Records with drawing code:
-*-

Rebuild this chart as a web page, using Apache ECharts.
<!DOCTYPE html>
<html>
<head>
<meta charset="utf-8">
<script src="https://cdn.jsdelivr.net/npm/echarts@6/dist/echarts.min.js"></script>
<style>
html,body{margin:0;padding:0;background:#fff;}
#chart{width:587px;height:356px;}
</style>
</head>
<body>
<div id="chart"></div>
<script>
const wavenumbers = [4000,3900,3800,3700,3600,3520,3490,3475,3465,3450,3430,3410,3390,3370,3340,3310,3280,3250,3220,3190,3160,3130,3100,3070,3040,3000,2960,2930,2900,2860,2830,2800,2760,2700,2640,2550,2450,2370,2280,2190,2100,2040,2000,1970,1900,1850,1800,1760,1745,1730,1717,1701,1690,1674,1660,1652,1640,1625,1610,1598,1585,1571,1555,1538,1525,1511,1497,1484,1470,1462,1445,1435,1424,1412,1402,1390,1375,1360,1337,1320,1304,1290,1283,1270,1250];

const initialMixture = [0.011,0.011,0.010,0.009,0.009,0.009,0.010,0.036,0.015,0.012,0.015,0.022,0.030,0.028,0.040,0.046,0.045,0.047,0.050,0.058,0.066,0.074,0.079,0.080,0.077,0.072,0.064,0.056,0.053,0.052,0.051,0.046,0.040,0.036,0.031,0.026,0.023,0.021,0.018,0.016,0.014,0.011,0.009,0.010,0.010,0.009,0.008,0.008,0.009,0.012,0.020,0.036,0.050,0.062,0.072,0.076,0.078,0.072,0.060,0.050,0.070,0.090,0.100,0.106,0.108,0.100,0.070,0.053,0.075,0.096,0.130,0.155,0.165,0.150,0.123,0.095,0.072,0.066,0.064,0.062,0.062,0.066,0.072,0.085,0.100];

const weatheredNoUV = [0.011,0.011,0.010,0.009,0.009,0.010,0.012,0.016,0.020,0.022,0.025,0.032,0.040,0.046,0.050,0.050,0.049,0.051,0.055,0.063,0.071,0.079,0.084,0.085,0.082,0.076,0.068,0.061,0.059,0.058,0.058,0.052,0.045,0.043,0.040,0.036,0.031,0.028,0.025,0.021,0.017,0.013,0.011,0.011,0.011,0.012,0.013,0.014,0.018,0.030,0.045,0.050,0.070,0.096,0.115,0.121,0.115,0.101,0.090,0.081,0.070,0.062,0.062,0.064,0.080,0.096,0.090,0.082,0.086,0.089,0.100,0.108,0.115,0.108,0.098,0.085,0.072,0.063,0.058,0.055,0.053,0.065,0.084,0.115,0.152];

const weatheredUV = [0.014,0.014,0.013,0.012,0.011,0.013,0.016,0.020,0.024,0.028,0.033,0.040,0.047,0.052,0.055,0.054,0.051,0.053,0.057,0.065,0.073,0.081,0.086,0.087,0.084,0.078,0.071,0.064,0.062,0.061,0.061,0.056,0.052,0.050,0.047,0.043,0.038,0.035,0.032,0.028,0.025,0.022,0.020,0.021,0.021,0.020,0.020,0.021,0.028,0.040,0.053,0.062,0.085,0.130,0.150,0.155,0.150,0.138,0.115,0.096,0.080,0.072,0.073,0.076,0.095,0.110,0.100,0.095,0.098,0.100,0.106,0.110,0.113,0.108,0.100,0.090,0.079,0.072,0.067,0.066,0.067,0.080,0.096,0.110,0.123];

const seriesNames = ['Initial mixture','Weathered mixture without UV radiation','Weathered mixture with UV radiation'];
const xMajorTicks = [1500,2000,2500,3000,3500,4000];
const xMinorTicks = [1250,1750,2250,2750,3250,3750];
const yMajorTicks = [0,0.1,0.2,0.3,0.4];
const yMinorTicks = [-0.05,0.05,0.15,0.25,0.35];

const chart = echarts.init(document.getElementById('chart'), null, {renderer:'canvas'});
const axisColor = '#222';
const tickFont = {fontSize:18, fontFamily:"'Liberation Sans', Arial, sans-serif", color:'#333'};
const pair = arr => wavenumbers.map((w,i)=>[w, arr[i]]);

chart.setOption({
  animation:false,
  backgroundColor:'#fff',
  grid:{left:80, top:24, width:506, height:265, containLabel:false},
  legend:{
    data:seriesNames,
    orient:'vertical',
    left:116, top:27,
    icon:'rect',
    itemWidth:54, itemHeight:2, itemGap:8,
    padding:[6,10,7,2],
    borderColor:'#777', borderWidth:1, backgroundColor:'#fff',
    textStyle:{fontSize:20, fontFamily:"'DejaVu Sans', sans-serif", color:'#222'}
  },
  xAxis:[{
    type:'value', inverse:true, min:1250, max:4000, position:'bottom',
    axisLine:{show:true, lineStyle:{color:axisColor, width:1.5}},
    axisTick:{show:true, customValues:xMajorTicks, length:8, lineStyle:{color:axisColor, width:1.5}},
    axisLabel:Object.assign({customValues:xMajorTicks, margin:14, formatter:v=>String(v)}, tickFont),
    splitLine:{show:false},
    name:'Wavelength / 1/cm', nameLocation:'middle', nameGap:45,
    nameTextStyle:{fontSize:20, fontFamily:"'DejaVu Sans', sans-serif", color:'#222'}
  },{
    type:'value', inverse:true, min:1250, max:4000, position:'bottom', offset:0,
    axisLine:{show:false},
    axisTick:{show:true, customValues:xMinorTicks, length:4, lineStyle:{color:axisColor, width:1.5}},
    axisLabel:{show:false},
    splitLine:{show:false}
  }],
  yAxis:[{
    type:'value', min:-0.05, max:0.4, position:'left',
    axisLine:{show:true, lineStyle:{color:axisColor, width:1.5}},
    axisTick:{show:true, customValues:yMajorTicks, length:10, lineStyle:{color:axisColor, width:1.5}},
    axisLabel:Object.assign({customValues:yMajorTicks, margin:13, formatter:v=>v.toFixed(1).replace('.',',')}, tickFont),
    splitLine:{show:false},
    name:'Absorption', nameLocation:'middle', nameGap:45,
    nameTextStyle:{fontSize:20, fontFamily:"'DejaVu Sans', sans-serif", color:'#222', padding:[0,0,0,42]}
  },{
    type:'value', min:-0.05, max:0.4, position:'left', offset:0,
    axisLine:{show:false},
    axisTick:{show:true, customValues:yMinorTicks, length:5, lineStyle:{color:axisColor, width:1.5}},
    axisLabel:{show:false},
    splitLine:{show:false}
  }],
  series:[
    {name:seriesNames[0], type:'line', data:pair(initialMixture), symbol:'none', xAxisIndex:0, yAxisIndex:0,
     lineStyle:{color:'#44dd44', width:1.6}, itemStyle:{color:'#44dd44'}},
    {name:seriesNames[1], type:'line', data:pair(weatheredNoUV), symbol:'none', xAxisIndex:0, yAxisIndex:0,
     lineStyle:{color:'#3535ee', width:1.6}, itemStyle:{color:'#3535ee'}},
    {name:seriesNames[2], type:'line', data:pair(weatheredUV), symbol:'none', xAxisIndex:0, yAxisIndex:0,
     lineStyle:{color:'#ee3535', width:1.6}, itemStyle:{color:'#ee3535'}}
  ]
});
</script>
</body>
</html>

-*-

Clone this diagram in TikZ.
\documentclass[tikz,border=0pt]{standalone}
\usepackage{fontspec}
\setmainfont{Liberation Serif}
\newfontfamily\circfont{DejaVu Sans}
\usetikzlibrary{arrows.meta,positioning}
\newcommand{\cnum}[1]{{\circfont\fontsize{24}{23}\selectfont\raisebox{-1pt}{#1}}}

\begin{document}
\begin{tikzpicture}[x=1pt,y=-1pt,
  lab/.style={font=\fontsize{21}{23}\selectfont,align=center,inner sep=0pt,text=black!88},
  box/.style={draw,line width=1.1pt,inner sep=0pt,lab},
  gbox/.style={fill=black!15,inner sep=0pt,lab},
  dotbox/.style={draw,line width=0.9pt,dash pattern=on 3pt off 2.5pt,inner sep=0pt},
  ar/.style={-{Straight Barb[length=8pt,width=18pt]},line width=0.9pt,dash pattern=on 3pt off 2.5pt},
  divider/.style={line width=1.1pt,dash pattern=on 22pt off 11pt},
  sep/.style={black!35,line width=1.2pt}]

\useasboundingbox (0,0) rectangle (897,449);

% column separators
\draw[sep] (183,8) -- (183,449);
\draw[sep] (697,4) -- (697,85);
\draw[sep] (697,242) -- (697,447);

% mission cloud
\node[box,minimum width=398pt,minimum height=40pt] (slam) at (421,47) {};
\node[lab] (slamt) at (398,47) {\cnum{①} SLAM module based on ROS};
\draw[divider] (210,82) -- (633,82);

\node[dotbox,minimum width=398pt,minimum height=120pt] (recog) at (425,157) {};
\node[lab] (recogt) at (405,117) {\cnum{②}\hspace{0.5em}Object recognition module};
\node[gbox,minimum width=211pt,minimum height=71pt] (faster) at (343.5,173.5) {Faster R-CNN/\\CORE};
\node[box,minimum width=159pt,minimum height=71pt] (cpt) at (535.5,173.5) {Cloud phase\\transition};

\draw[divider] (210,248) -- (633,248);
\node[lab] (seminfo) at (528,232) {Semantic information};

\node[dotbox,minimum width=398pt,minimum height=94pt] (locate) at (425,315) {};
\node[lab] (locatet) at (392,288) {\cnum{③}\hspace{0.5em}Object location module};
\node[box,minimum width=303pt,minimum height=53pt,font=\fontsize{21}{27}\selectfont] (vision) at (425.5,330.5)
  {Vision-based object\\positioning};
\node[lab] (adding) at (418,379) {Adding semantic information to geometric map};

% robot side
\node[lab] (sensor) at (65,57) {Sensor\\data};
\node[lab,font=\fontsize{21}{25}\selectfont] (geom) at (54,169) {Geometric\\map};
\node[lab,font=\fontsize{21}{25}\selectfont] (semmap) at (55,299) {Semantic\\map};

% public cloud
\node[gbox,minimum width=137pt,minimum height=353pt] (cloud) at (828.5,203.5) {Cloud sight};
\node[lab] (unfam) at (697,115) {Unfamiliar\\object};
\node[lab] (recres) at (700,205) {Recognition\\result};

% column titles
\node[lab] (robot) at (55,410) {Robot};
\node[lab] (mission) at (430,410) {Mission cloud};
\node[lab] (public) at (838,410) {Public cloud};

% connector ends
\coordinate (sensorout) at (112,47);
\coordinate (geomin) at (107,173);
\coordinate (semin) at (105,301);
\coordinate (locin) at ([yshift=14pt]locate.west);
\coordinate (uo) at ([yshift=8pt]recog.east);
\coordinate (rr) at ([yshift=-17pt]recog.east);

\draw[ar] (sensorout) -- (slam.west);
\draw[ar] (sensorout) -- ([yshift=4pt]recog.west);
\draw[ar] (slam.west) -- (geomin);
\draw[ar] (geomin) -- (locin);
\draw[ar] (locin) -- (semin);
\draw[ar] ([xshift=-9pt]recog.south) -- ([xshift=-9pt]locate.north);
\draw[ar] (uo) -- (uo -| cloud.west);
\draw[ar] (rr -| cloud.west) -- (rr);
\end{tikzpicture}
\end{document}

-*-

**WHAT YOU ARE ASKED TO DO**
Filter out every line that lacks the word "this", and copy the rest.

**EXERCISE RESPONSE**
Rebuild this chart as a web page, using Apache ECharts.
Clone this diagram in TikZ.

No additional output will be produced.